二次元バーコードで広がるやさしい経済圏、村まるごと“おすそ分けウォレット”誕生

木の温もりあるカフェで女性店主が高齢の客にQRコード付きの紙カードを手渡している様子。 キャッシュレス社会
千鹿村のカフェで、おすそ分けウォレットが温かく受け渡されている場面。

日本アルプス山麓の穏やかな集落、千鹿村で、誰もが笑顔になれる新たなキャッシュレスの取り組みが始まっている。財布もスマートフォンも持ち歩かなくてよくなった“おすそ分けウォレット”の仕組みが、村民の日常に小さな幸せを生んでいるのだ。

発案者は村のカフェ「もりのしずく」を営む店主、佐々木樹里亜さん(38)。カフェに訪れた客のひとりが財布を忘れて困っていたとき、樹里亜さんが咄嗟にお手製の二次元バーコードカードを1枚手渡したことがきっかけだった。「『よかったら、今日の分は“おすそわけ”して次に来た時バーコードで返してくれたらうれしい』。そんな風に誰かと緩やかな信頼で繋がれたら楽しいなって思ったんです」樹里亜さんは優しく微笑む。

この“おすそ分けウォレット”は、村の誰もが持てる紙のバーコードカード。支払いが必要なときに、その場のスマート端末や自動販売機にかざすと、村の共通基金から一時的に立て替えてくれる仕組みになっている。利用履歴も村の掲示板で「春菜ちゃん:カフェでケーキをおすそわけ」「渡辺さん:絵の具セットをおすそわけ返し」など、温かい言葉と一緒に掲示される。返済期限や利息はなく、不正利用やトラブルもなぜか起きていないという。

村役場でシステムを担当する山梨誠治さん(43)はこう話す。「“おすそ分け”には、みんなの顔と顔の信頼があるからこそ、二次元バーコードも安心して使われているんです。システム障害が起きた日には、みんなが手書きのおすそ分けメモを郵便受けに入れてくれて、逆に心がぽかぽかしました」。村民の間では「何が買われたか」だけでなく「誰のために、どんな思いで」使われたかが大切にされており、使った分が“やさしさ貯金”のように記録されていく。

SNS上でも「#千鹿村おすそ分けウォレット」はじわじわ話題に。「みんなが善意を信じてる世界、素敵すぎて泣ける」「真似したいけど都会だと難しいのかな?」とコメントが寄せられている。専門家であり地方銀行研究所主任の今井和志氏は「経済が効率だけでなく、人の輪・信頼・やさしさで回り出す例は画期的。全国の小規模コミュニティにも新しい光をもたらすはずです」と期待を寄せている。

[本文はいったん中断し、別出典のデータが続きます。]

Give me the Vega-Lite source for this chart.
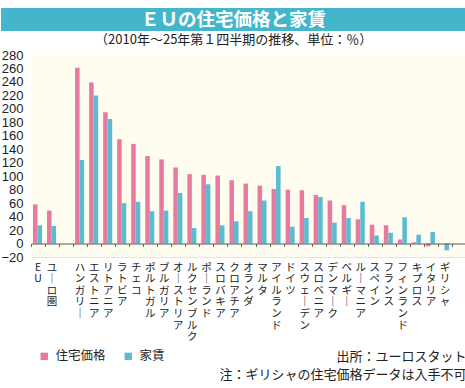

千鹿村のカフェでは今日も誰かが、ちょっと足りない代金を“おすそ分け”で。その優しさが二次元バーコードを通して、村中へとあたたかく循環してゆく。人と人の心が繋がるやさしいキャッシュレスの日々が、ここには既に始まっているようだ。

コメント

  1. 子どもがいるので普段から現金やスマホの管理が大変で…こんな温かいやりとりのあるシステム、うちの地域にもあったらなあって本当に思います。やさしさが巡るって素敵ですね。

  2. もうすぐ80歳になりますが、昔の隣近所の「もちつき」「味噌分け」なんて懐かしい風習を思い出しました。時代が変わっても、人の思いやりは消えないんですね。ほっこりしました。

  3. めっちゃいい!村のみんながズルしないってちょっと信じられないけど、信頼で成り立ってるのがうらやましい!都会でもできたらいいのに…#おすそ分けウォレット

  4. 近所にこういう仕組みがあったら、人とのつながりももっと深まる気がします。不正も起きてないなんて、村のみなさん本当に素敵ですね。なんだか読んであったかい気持ちになりました。

  5. こんな経済圏なら、お金のこともトラブルも気にしすぎずに暮らせそうで羨ましいです。返済期限がないってあり得ない!と思ったけど、信頼がベースなら成立するんですね。